Counterargument to my thesis: skeptics will say BMI's growth is already priced for perfection and that a P/FCF near 25 and EV/EBITDA near 18.5x are too rich given repeatable execution risks. They point to missed Q4 expectations and the stock's sensitivity to a handful of large projects as evidence the story is still risky. That is fair; if you require quarter-to-quarter predictability, BMI may not be the right fit. My view assumes the operational issues are temporary and that the long-term AMI conversion thesis remains intact.
What would change my mind
I would downgrade this long-term buy if any of the following occurred:
- Management abandons guidance for AMI conversion or provides materially lower long-term organic growth targets.
- Free cash flow declines substantially from the current ~$170M level and the balance sheet is used to fund aggressive M&A that dilutes returns.
- Municipal spending patterns shift structurally away from AMI investments due to policy changes or sustained budget cuts in core markets.
Conclusion
Badger Meter is a high-quality industrial technology business with a durable cash-generation profile, low leverage and a multi-year AMI conversion runway. The recent selloff has materially reduced valuation risk and created a defined-entry opportunity for long-term investors who can stomach project lumpiness and the timing volatility that comes with municipal capital spending.

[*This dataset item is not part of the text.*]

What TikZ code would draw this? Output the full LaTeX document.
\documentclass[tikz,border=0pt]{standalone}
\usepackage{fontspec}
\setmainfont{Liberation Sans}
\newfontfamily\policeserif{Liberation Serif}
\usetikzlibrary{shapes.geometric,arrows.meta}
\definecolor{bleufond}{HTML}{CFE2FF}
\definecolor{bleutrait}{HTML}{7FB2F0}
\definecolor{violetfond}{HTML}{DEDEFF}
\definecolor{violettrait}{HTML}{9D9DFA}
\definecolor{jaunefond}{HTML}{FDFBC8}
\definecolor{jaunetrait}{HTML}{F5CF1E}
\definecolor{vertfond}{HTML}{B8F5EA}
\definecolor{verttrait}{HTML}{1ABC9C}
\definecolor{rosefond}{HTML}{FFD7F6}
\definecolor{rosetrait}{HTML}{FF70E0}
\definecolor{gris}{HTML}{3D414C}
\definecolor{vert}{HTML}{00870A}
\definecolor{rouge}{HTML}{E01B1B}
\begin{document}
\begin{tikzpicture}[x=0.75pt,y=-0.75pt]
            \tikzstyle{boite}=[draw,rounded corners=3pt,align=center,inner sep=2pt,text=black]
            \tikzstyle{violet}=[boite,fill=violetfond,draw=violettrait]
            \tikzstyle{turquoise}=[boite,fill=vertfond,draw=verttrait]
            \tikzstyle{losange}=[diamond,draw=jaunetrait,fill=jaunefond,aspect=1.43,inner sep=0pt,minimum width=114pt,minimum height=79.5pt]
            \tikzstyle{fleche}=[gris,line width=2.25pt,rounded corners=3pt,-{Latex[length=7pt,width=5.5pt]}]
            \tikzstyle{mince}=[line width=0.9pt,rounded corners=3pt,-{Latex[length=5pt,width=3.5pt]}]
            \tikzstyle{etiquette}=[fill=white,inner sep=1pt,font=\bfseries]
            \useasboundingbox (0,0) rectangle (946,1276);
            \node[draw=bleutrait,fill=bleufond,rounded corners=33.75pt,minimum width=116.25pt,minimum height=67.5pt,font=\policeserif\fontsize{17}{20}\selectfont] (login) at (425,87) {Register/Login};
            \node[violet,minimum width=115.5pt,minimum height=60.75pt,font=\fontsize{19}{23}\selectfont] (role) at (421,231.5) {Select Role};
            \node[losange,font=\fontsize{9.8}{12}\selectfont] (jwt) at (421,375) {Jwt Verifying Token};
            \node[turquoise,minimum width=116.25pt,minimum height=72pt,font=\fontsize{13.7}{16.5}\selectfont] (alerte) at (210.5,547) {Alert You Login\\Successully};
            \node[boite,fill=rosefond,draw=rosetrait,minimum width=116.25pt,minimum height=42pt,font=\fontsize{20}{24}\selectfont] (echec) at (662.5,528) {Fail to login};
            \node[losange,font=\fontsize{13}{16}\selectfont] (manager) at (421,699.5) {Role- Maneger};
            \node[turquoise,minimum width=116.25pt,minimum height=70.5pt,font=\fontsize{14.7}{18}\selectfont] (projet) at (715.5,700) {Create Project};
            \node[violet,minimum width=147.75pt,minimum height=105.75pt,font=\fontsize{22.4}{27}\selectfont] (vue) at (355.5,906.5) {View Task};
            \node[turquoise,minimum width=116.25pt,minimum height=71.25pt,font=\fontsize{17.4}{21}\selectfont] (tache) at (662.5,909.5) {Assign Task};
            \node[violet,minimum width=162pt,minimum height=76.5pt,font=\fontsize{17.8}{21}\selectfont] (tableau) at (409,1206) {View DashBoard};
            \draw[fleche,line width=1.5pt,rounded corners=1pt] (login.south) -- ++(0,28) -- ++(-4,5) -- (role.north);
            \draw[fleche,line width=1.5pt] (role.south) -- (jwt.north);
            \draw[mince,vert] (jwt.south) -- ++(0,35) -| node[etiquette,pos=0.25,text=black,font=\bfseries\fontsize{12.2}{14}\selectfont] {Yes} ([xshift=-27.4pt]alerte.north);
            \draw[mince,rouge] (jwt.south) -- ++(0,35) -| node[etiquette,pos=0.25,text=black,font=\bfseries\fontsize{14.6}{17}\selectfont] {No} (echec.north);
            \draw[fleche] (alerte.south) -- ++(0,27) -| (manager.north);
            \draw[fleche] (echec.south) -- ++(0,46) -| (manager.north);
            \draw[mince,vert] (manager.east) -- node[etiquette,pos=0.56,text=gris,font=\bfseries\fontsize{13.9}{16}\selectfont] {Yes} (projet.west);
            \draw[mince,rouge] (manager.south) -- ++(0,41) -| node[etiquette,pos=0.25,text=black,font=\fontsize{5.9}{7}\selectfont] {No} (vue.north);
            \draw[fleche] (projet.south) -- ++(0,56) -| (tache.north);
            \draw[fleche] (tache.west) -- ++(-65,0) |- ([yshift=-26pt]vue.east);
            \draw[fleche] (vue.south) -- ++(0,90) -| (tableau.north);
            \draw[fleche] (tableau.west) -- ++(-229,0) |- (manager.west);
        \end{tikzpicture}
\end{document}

My practical recommendation is a long entry at $148.10 with a stop at $128.00 and a target of $220.00 over a long-term (180 trading days) horizon. Keep position sizing sensible and treat the trade as a long-duration growth/cash-flow recovery play rather than a near-term earnings pop. If management's execution falters materially or free cash flow erodes, I will revisit the stance.
Trade responsibly. This plan favors buy-and-hold investors who want exposure to smart-water modernization and steady cash returns, but with explicit rules to control downside.